## [REQUIREMENT]
Find the word "matplotlib" in the records below. List each line containing it.

## [DATA FOR PROCESSING]
# # # # #

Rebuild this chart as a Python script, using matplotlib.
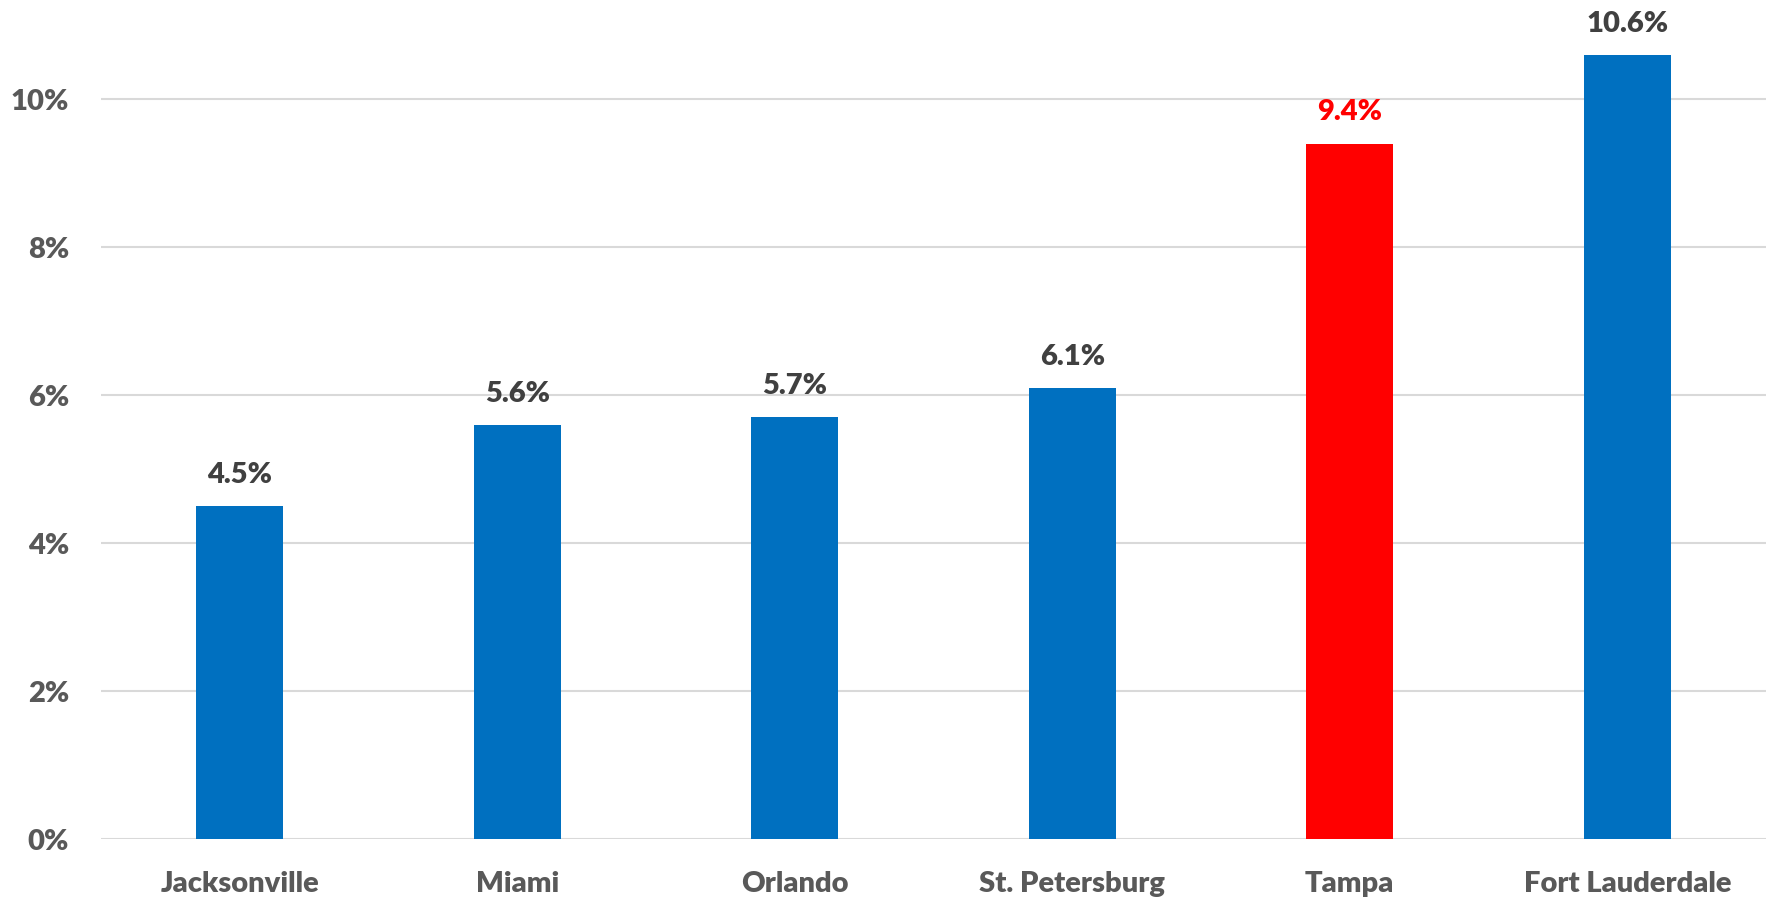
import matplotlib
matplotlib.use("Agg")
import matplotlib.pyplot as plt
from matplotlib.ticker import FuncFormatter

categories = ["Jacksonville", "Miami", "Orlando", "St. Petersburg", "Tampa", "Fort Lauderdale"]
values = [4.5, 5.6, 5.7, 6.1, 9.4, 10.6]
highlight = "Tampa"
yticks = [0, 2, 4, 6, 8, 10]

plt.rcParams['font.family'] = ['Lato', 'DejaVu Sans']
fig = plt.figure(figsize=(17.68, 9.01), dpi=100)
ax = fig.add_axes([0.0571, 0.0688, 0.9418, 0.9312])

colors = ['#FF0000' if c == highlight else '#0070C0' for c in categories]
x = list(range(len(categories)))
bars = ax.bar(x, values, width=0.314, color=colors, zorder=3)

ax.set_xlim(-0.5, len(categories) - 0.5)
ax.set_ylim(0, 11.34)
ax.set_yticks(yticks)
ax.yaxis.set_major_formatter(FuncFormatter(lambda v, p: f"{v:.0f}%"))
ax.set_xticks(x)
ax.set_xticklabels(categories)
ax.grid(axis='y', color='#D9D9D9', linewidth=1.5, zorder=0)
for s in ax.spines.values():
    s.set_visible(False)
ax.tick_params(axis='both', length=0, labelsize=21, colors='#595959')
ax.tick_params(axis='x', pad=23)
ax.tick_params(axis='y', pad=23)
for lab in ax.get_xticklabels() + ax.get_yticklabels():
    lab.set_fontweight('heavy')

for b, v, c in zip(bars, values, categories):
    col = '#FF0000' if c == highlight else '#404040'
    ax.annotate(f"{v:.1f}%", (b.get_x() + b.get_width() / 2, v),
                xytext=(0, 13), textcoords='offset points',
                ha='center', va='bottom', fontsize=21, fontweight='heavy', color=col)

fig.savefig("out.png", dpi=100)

# # # # #

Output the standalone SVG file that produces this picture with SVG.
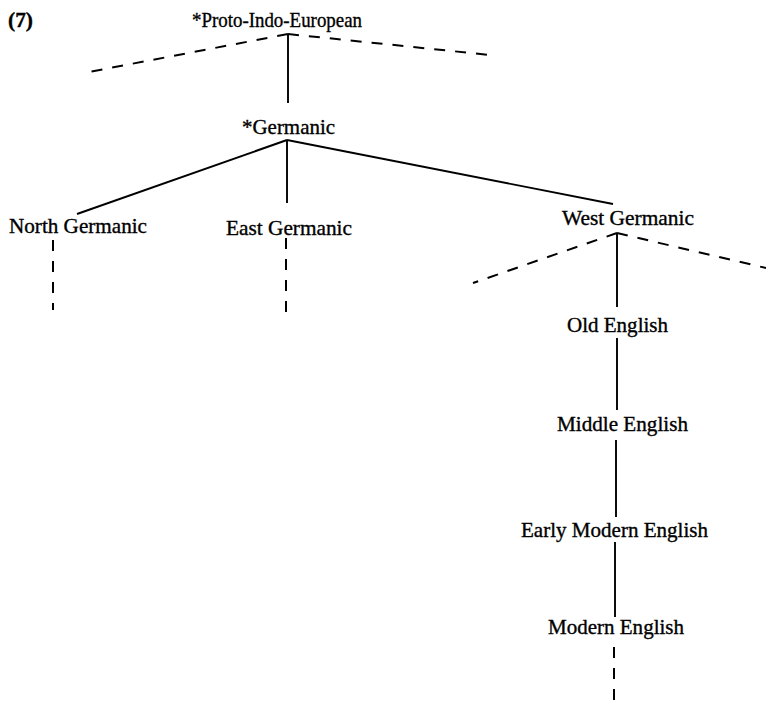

# # # # #

## [WORKED ANSWER]
Rebuild this chart as a Python script, using matplotlib.
import matplotlib
matplotlib.use("Agg")
import matplotlib.pyplot as plt
from matplotlib.ticker import FuncFormatter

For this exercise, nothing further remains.